### Task brief:
Render the material again word for word, skipping the pictures in it.

### Data segment:
* * *

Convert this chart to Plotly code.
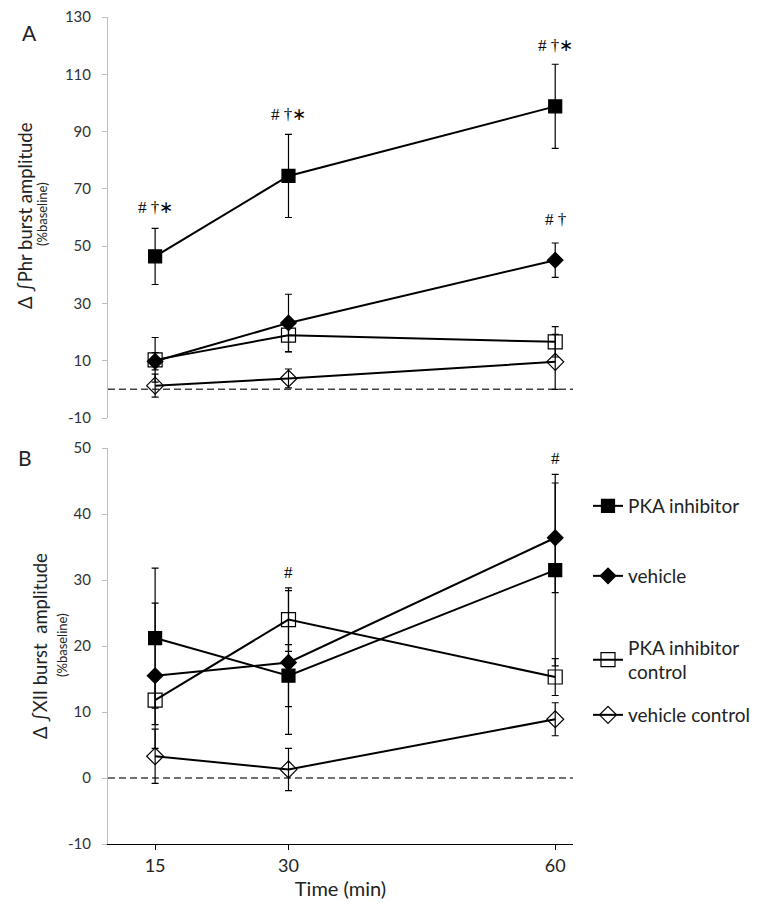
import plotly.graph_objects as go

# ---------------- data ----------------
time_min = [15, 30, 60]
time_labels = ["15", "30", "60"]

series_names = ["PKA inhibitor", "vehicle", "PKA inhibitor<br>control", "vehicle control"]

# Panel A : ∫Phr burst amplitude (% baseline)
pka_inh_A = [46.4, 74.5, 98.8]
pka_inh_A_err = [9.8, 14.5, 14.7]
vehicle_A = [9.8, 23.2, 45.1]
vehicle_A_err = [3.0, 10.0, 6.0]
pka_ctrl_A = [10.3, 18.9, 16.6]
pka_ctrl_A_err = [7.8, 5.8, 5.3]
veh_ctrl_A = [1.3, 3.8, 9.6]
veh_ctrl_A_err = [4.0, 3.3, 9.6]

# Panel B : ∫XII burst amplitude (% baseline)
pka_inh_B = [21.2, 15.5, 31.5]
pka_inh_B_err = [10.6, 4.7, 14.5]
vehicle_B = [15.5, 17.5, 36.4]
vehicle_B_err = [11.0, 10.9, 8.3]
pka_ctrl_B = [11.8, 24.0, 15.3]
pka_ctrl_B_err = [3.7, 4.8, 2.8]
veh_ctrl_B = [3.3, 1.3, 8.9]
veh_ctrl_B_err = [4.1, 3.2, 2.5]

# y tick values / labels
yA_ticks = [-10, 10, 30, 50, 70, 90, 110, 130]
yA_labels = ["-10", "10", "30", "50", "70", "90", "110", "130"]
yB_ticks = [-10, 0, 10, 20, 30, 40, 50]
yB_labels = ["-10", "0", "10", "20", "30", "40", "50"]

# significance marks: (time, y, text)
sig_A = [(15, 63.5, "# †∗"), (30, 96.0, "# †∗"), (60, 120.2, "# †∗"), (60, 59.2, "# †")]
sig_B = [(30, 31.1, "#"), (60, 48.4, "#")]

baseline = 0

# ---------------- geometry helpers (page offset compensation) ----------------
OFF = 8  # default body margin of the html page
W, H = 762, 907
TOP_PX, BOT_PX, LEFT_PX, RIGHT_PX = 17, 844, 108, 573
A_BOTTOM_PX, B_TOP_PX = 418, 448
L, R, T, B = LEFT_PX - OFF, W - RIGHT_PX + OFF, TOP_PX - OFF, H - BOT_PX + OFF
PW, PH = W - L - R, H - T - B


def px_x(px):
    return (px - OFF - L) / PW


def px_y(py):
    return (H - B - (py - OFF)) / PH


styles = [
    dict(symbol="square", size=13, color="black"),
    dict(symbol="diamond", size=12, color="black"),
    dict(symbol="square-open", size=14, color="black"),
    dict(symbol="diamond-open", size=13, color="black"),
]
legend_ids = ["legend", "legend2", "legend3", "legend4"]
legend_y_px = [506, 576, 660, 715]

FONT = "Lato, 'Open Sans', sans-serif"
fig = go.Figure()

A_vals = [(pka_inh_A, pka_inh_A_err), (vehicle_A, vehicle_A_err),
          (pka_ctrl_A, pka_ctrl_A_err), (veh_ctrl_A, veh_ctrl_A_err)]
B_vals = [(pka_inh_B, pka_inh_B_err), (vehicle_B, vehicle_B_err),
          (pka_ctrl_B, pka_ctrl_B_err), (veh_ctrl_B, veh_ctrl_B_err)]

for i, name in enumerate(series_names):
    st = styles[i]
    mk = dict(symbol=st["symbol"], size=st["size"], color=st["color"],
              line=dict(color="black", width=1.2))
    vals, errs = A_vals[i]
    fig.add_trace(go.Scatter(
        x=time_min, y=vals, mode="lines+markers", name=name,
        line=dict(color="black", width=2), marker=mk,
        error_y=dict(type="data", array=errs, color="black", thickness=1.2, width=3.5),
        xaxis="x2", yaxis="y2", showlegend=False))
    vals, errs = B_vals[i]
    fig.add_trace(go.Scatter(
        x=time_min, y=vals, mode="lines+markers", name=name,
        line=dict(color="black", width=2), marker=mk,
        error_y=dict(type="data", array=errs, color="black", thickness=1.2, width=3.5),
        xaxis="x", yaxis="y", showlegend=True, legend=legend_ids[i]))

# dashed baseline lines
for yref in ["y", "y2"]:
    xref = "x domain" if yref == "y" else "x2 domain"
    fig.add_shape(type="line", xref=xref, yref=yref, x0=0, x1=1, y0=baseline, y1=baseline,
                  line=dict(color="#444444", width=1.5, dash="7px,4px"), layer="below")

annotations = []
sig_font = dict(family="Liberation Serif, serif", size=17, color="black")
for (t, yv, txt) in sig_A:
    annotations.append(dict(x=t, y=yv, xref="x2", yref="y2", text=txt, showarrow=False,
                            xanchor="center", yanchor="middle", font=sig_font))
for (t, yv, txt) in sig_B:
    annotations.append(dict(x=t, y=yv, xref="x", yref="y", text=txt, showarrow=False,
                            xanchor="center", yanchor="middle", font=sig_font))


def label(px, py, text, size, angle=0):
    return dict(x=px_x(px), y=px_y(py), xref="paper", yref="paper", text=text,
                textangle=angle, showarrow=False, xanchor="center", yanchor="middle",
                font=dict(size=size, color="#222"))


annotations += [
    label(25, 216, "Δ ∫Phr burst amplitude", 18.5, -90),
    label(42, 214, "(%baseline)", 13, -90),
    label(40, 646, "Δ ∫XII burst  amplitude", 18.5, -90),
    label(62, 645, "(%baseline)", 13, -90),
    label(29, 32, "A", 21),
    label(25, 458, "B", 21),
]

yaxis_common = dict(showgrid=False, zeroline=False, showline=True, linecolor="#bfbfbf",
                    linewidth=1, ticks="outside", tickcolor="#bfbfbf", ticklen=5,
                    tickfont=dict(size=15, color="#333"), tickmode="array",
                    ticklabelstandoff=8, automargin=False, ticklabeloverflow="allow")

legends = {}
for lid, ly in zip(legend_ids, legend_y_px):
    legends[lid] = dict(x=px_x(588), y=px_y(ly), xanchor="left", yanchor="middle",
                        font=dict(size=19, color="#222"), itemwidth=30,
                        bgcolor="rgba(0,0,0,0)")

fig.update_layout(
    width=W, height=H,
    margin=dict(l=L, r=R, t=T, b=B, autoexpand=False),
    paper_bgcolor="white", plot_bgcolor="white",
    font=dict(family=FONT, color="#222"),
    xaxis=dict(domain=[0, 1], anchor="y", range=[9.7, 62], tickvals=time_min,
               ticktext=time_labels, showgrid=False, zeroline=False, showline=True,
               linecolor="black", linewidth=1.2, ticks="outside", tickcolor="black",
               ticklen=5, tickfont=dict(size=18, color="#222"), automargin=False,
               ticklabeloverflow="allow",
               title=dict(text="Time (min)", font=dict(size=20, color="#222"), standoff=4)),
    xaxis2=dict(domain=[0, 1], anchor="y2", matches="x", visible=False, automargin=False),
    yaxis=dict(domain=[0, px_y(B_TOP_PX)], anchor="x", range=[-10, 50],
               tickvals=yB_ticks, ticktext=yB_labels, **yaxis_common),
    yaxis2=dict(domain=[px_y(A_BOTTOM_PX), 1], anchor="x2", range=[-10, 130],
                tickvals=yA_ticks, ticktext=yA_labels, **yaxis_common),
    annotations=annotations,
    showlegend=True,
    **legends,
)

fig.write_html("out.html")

* * *

### Output for this exercise:
Convert this chart to Plotly code.
import plotly.graph_objects as go

# ---------------- data ----------------
time_min = [15, 30, 60]
time_labels = ["15", "30", "60"]

series_names = ["PKA inhibitor", "vehicle", "PKA inhibitor<br>control", "vehicle control"]

# Panel A : ∫Phr burst amplitude (% baseline)
pka_inh_A = [46.4, 74.5, 98.8]
pka_inh_A_err = [9.8, 14.5, 14.7]
vehicle_A = [9.8, 23.2, 45.1]
vehicle_A_err = [3.0, 10.0, 6.0]
pka_ctrl_A = [10.3, 18.9, 16.6]
pka_ctrl_A_err = [7.8, 5.8, 5.3]
veh_ctrl_A = [1.3, 3.8, 9.6]
veh_ctrl_A_err = [4.0, 3.3, 9.6]

# Panel B : ∫XII burst amplitude (% baseline)
pka_inh_B = [21.2, 15.5, 31.5]
pka_inh_B_err = [10.6, 4.7, 14.5]
vehicle_B = [15.5, 17.5, 36.4]
vehicle_B_err = [11.0, 10.9, 8.3]
pka_ctrl_B = [11.8, 24.0, 15.3]
pka_ctrl_B_err = [3.7, 4.8, 2.8]
veh_ctrl_B = [3.3, 1.3, 8.9]
veh_ctrl_B_err = [4.1, 3.2, 2.5]

# y tick values / labels
yA_ticks = [-10, 10, 30, 50, 70, 90, 110, 130]
yA_labels = ["-10", "10", "30", "50", "70", "90", "110", "130"]
yB_ticks = [-10, 0, 10, 20, 30, 40, 50]
yB_labels = ["-10", "0", "10", "20", "30", "40", "50"]

# significance marks: (time, y, text)
sig_A = [(15, 63.5, "# †∗"), (30, 96.0, "# †∗"), (60, 120.2, "# †∗"), (60, 59.2, "# †")]
sig_B = [(30, 31.1, "#"), (60, 48.4, "#")]

baseline = 0

# ---------------- geometry helpers (page offset compensation) ----------------
OFF = 8  # default body margin of the html page
W, H = 762, 907
TOP_PX, BOT_PX, LEFT_PX, RIGHT_PX = 17, 844, 108, 573
A_BOTTOM_PX, B_TOP_PX = 418, 448
L, R, T, B = LEFT_PX - OFF, W - RIGHT_PX + OFF, TOP_PX - OFF, H - BOT_PX + OFF
PW, PH = W - L - R, H - T - B


def px_x(px):
    return (px - OFF - L) / PW


def px_y(py):
    return (H - B - (py - OFF)) / PH


styles = [
    dict(symbol="square", size=13, color="black"),
    dict(symbol="diamond", size=12, color="black"),
    dict(symbol="square-open", size=14, color="black"),
    dict(symbol="diamond-open", size=13, color="black"),
]
legend_ids = ["legend", "legend2", "legend3", "legend4"]
legend_y_px = [506, 576, 660, 715]

FONT = "Lato, 'Open Sans', sans-serif"
fig = go.Figure()

A_vals = [(pka_inh_A, pka_inh_A_err), (vehicle_A, vehicle_A_err),
          (pka_ctrl_A, pka_ctrl_A_err), (veh_ctrl_A, veh_ctrl_A_err)]
B_vals = [(pka_inh_B, pka_inh_B_err), (vehicle_B, vehicle_B_err),
          (pka_ctrl_B, pka_ctrl_B_err), (veh_ctrl_B, veh_ctrl_B_err)]

for i, name in enumerate(series_names):
    st = styles[i]
    mk = dict(symbol=st["symbol"], size=st["size"], color=st["color"],
              line=dict(color="black", width=1.2))
    vals, errs = A_vals[i]
    fig.add_trace(go.Scatter(
        x=time_min, y=vals, mode="lines+markers", name=name,
        line=dict(color="black", width=2), marker=mk,
        error_y=dict(type="data", array=errs, color="black", thickness=1.2, width=3.5),
        xaxis="x2", yaxis="y2", showlegend=False))
    vals, errs = B_vals[i]
    fig.add_trace(go.Scatter(
        x=time_min, y=vals, mode="lines+markers", name=name,
        line=dict(color="black", width=2), marker=mk,
        error_y=dict(type="data", array=errs, color="black", thickness=1.2, width=3.5),
        xaxis="x", yaxis="y", showlegend=True, legend=legend_ids[i]))

# dashed baseline lines
for yref in ["y", "y2"]:
    xref = "x domain" if yref == "y" else "x2 domain"
    fig.add_shape(type="line", xref=xref, yref=yref, x0=0, x1=1, y0=baseline, y1=baseline,
                  line=dict(color="#444444", width=1.5, dash="7px,4px"), layer="below")

annotations = []
sig_font = dict(family="Liberation Serif, serif", size=17, color="black")
for (t, yv, txt) in sig_A:
    annotations.append(dict(x=t, y=yv, xref="x2", yref="y2", text=txt, showarrow=False,
                            xanchor="center", yanchor="middle", font=sig_font))
for (t, yv, txt) in sig_B:
    annotations.append(dict(x=t, y=yv, xref="x", yref="y", text=txt, showarrow=False,
                            xanchor="center", yanchor="middle", font=sig_font))


def label(px, py, text, size, angle=0):
    return dict(x=px_x(px), y=px_y(py), xref="paper", yref="paper", text=text,
                textangle=angle, showarrow=False, xanchor="center", yanchor="middle",
                font=dict(size=size, color="#222"))


annotations += [
    label(25, 216, "Δ ∫Phr burst amplitude", 18.5, -90),
    label(42, 214, "(%baseline)", 13, -90),
    label(40, 646, "Δ ∫XII burst  amplitude", 18.5, -90),
    label(62, 645, "(%baseline)", 13, -90),
    label(29, 32, "A", 21),
    label(25, 458, "B", 21),
]

yaxis_common = dict(showgrid=False, zeroline=False, showline=True, linecolor="#bfbfbf",
                    linewidth=1, ticks="outside", tickcolor="#bfbfbf", ticklen=5,
                    tickfont=dict(size=15, color="#333"), tickmode="array",
                    ticklabelstandoff=8, automargin=False, ticklabeloverflow="allow")

legends = {}
for lid, ly in zip(legend_ids, legend_y_px):
    legends[lid] = dict(x=px_x(588), y=px_y(ly), xanchor="left", yanchor="middle",
                        font=dict(size=19, color="#222"), itemwidth=30,
                        bgcolor="rgba(0,0,0,0)")

fig.update_layout(
    width=W, height=H,
    margin=dict(l=L, r=R, t=T, b=B, autoexpand=False),
    paper_bgcolor="white", plot_bgcolor="white",
    font=dict(family=FONT, color="#222"),
    xaxis=dict(domain=[0, 1], anchor="y", range=[9.7, 62], tickvals=time_min,
               ticktext=time_labels, showgrid=False, zeroline=False, showline=True,
               linecolor="black", linewidth=1.2, ticks="outside", tickcolor="black",
               ticklen=5, tickfont=dict(size=18, color="#222"), automargin=False,
               ticklabeloverflow="allow",
               title=dict(text="Time (min)", font=dict(size=20, color="#222"), standoff=4)),
    xaxis2=dict(domain=[0, 1], anchor="y2", matches="x", visible=False, automargin=False),
    yaxis=dict(domain=[0, px_y(B_TOP_PX)], anchor="x", range=[-10, 50],
               tickvals=yB_ticks, ticktext=yB_labels, **yaxis_common),
    yaxis2=dict(domain=[px_y(A_BOTTOM_PX), 1], anchor="x2", range=[-10, 130],
                tickvals=yA_ticks, ticktext=yA_labels, **yaxis_common),
    annotations=annotations,
    showlegend=True,
    **legends,
)

fig.write_html("out.html")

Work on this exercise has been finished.